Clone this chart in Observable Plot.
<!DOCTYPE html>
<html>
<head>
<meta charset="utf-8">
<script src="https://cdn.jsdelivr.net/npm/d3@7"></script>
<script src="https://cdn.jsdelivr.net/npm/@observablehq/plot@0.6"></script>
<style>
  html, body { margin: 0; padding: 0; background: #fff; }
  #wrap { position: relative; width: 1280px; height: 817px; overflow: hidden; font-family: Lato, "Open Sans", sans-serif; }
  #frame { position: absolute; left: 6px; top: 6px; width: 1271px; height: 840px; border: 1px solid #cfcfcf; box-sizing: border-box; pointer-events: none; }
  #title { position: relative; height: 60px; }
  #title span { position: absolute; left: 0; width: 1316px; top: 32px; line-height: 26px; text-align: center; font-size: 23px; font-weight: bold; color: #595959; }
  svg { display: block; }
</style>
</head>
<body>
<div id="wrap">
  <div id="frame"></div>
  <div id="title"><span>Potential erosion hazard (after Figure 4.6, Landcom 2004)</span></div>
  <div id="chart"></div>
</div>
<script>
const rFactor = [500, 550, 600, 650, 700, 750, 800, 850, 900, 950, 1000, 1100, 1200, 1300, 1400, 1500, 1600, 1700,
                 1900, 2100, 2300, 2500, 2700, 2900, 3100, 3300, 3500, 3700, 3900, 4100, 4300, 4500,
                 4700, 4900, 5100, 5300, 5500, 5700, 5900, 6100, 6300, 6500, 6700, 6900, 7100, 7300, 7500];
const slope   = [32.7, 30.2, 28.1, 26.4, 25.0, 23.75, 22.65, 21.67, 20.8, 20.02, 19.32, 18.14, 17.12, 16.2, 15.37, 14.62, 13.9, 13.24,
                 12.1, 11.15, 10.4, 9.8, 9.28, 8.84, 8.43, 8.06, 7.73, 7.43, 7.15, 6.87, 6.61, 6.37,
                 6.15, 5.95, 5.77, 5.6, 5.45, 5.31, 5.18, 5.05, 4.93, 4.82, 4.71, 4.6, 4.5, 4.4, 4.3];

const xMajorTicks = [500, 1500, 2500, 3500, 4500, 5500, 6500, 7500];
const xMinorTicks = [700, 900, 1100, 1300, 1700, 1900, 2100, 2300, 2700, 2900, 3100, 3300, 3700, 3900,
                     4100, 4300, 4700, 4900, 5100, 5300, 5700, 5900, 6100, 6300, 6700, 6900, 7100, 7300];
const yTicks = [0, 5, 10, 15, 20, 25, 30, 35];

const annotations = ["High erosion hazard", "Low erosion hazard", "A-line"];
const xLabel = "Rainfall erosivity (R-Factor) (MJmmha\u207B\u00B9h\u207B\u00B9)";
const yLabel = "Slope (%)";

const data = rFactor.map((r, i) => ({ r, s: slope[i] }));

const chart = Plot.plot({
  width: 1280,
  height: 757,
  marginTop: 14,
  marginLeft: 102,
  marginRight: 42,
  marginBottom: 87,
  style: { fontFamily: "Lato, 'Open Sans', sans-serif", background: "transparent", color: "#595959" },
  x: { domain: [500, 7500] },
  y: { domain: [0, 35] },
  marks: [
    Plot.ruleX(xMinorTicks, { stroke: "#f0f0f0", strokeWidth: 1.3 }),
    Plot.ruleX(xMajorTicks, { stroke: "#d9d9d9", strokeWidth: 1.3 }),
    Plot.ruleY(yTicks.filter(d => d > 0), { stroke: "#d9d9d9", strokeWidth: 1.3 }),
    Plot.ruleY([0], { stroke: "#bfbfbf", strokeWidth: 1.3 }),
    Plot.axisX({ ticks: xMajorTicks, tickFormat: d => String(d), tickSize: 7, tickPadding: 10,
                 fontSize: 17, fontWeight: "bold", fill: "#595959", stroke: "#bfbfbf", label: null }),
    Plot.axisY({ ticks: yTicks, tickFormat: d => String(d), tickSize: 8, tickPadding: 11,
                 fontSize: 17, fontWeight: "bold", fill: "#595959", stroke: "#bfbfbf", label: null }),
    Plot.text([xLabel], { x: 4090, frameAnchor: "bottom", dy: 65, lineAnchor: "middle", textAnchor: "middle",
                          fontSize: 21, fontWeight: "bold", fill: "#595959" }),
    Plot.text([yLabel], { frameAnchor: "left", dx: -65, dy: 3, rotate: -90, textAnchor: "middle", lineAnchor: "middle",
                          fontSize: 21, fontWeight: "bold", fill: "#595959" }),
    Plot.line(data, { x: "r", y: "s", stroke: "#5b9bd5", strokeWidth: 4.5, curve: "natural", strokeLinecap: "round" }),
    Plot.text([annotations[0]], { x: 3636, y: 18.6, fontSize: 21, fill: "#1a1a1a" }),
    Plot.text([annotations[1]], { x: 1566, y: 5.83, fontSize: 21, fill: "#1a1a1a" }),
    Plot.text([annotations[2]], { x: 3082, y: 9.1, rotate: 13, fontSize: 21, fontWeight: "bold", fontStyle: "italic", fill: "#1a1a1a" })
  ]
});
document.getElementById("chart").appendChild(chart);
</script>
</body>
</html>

...

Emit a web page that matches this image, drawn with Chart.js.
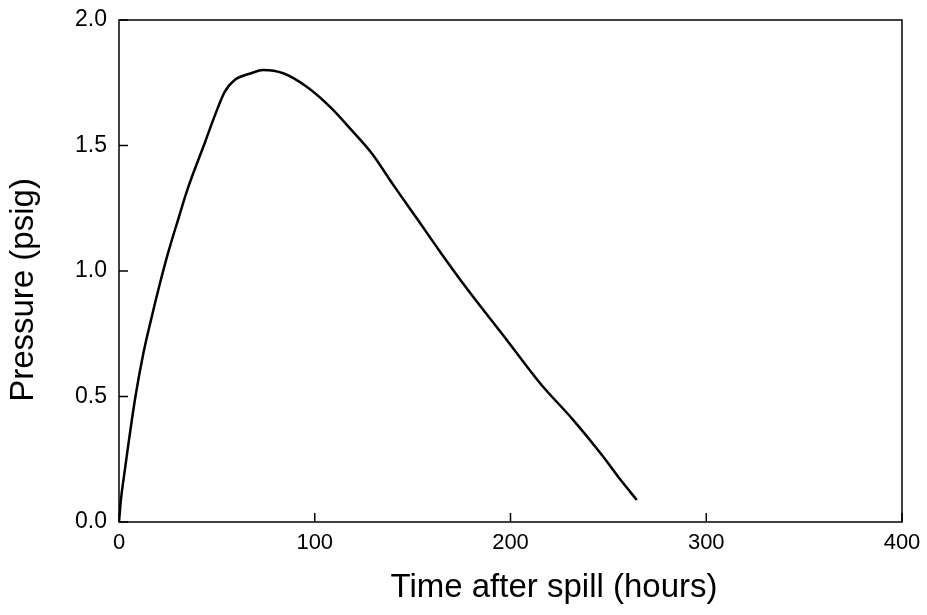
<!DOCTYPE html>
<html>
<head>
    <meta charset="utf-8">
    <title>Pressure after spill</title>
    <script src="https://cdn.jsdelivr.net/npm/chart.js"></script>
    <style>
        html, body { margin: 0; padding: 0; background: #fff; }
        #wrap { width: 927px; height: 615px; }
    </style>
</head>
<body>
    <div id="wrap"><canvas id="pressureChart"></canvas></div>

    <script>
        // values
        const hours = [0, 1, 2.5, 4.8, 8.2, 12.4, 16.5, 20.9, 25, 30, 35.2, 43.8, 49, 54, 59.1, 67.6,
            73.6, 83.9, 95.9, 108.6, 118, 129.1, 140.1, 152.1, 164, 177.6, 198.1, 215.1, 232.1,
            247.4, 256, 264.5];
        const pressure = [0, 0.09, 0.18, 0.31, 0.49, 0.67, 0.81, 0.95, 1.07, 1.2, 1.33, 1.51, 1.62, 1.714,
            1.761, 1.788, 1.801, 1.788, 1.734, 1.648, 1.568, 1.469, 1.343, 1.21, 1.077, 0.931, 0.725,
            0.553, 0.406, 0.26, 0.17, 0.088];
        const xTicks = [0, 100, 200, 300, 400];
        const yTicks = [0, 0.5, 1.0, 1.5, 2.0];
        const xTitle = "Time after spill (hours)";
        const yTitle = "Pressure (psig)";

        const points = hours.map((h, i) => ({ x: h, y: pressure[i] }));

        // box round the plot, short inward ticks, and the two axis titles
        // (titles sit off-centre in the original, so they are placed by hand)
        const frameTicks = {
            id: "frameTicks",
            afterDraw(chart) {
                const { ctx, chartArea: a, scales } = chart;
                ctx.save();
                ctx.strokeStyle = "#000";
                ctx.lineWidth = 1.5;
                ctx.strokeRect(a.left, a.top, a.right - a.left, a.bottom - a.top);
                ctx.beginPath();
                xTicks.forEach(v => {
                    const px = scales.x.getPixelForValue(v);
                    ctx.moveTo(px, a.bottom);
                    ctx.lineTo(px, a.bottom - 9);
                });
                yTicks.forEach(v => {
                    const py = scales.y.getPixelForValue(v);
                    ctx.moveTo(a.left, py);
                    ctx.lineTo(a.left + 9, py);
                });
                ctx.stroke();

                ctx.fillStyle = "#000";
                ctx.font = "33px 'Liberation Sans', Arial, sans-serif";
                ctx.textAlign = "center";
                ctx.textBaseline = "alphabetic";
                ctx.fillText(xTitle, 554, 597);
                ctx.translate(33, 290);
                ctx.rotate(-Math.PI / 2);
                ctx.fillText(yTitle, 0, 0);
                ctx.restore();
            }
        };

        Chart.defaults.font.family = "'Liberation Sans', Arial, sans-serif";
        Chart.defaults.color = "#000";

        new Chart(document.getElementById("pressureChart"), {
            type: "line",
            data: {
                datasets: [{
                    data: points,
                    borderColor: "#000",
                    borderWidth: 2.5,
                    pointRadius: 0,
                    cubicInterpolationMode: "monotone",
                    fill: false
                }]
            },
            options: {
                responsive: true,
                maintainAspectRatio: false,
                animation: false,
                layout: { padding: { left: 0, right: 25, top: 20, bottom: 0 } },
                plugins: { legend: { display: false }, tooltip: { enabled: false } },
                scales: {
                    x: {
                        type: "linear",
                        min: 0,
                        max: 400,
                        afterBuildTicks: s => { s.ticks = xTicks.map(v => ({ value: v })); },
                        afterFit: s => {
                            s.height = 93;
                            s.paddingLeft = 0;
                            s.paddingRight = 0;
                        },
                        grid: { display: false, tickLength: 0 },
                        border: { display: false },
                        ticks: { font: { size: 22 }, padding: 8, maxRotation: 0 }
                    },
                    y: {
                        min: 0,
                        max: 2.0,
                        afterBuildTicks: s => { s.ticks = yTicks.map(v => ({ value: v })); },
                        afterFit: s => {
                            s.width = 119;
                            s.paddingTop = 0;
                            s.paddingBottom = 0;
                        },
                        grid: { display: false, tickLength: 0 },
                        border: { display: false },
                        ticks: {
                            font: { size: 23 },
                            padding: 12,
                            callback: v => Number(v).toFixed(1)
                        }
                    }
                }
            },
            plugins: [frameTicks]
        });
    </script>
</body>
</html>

The request: Give back the exact lines above, running from the one that has "Emit a web page" through the one that has "const points = hours.map((h, i)", with nothing added and no pictures.

Complete output:
Emit a web page that matches this image, drawn with Chart.js.
<!DOCTYPE html>
<html>
<head>
    <meta charset="utf-8">
    <title>Pressure after spill</title>
    <script src="https://cdn.jsdelivr.net/npm/chart.js"></script>
    <style>
        html, body { margin: 0; padding: 0; background: #fff; }
        #wrap { width: 927px; height: 615px; }
    </style>
</head>
<body>
    <div id="wrap"><canvas id="pressureChart"></canvas></div>

    <script>
        // values
        const hours = [0, 1, 2.5, 4.8, 8.2, 12.4, 16.5, 20.9, 25, 30, 35.2, 43.8, 49, 54, 59.1, 67.6,
            73.6, 83.9, 95.9, 108.6, 118, 129.1, 140.1, 152.1, 164, 177.6, 198.1, 215.1, 232.1,
            247.4, 256, 264.5];
        const pressure = [0, 0.09, 0.18, 0.31, 0.49, 0.67, 0.81, 0.95, 1.07, 1.2, 1.33, 1.51, 1.62, 1.714,
            1.761, 1.788, 1.801, 1.788, 1.734, 1.648, 1.568, 1.469, 1.343, 1.21, 1.077, 0.931, 0.725,
            0.553, 0.406, 0.26, 0.17, 0.088];
        const xTicks = [0, 100, 200, 300, 400];
        const yTicks = [0, 0.5, 1.0, 1.5, 2.0];
        const xTitle = "Time after spill (hours)";
        const yTitle = "Pressure (psig)";

        const points = hours.map((h, i) => ({ x: h, y: pressure[i] }));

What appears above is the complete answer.